The velocity of a fluid will depend on a number of factors, including the flow geometry, the fluid properties (density, viscosity), and the pressure.

Velocity profiles¶

The velocity profile indicates the magnitude of the velocity as a function of position. This is analogous to a concentration profile.

In this course, a couple of geometries of interest are a flat plate and a tube or pipe.

A major feature of the velocity profile is the no slip condition at the surface. That is, the velocity goes to zero (\(v = 0\)) at the surface.

Laminar flow in a tube:

Laminar represents one of the two classifications of flow; the other is turbulent, which has a different shape to its velocity profile.

Boundary layers¶

A key aspect of flow across a surface is the formation of a boundary layer.

The boundary layer (hydrodynamic, concentration, or thermal) is a thin layer very close to then surface in which significant changes in velocity, concentration, and/or temperature occurs.

A boundary layer will generally form whenever there is a flow over a surface. This includes the surfaces of flat plates, tubes, cylinders, spheres, airfoils, etc.

Here is a video showing a boundary layer over a flat plate.

Average velocity

The average velocity, \(v_{\text{avg}}\), is an important quantity and can be computed, in may cases, by the volumetric flow divided by the cross sectional area, \(A_{cs}\):

\[v_{\text{avg}} = \frac{\dot V}{A_{cs}}\]

For example, for a circular pipe or tube,

\[v_{\text{avg}} = \frac{\dot V}{\pi \, r^{2}}\]

where \(r\) is the (inner) radius of the pipe.

We may also relate this to our concept of volumetric and mass flow rate:

\[\dot m = \rho \, \dot V = \rho \, v_{\text{avg}} \, A_{cs}\]

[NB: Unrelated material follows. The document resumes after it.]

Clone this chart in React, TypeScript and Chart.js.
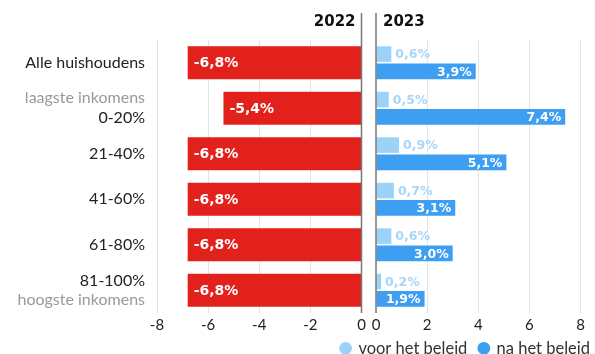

Exercise: Average fluid velocity

As part of an animal physiology study related to organ engineering, you are interested in determining the inner diameter of a blood vessel that is difficult to image. Using a novel blood cell tracking method, you measure the mass flowrate and average velocity of blood in the vessel to be \(\SI{0.33}{g/s}\) and \(\SI{130}{mm/s}\), respectively. You know from previous measurements that the density of the animal’s blood is \(\SI{0.001}{g/mm^{3}}\).

What is the diameter of the blood vessel in units of millimeters?

Pressure¶

Pressure in gases

Pressure is caused by the kinetic energy of the molecules as they collide with the boundary and is related to the frequency and force of the collisions
Increasing the temperature of a gas will increase the pressure by increasing the velocity of the gas molecules and thus the frequency and force of molecular collisions
The density of a gas changes significantly with pressure (governed by an equation of state, for example \(P\,V = n \, R \, T\))

Pressure in liquids

The molecules in a liquid are so close together that any attempt to squeeze them more tightly together causes them to push back in order to avoid getting any closer. This repulsive force, is the principal cause of pressure in liquids.
Pressure changes in liquids are accompanied by only small changes in volume
Unlike with gases, we can often assume that the density of a liquid is constant over a wide range of pressures

Useful definitions associated with pressure

Atmospheric Pressure: the pressure exerted by the air around us. Also called barometric pressure, this quantity is the pressure exerted by the weight of air in the atmosphere of Earth.

Absolute Pressure: the pressure exerted by the fluid of interest relative to zero pressure (i.e., is a perfect vacuum)

Gauge Pressure: the pressure of the fluid of interest relative to atmospheric pressure

Gauge pressure = Absolute pressure - Atmospheric pressure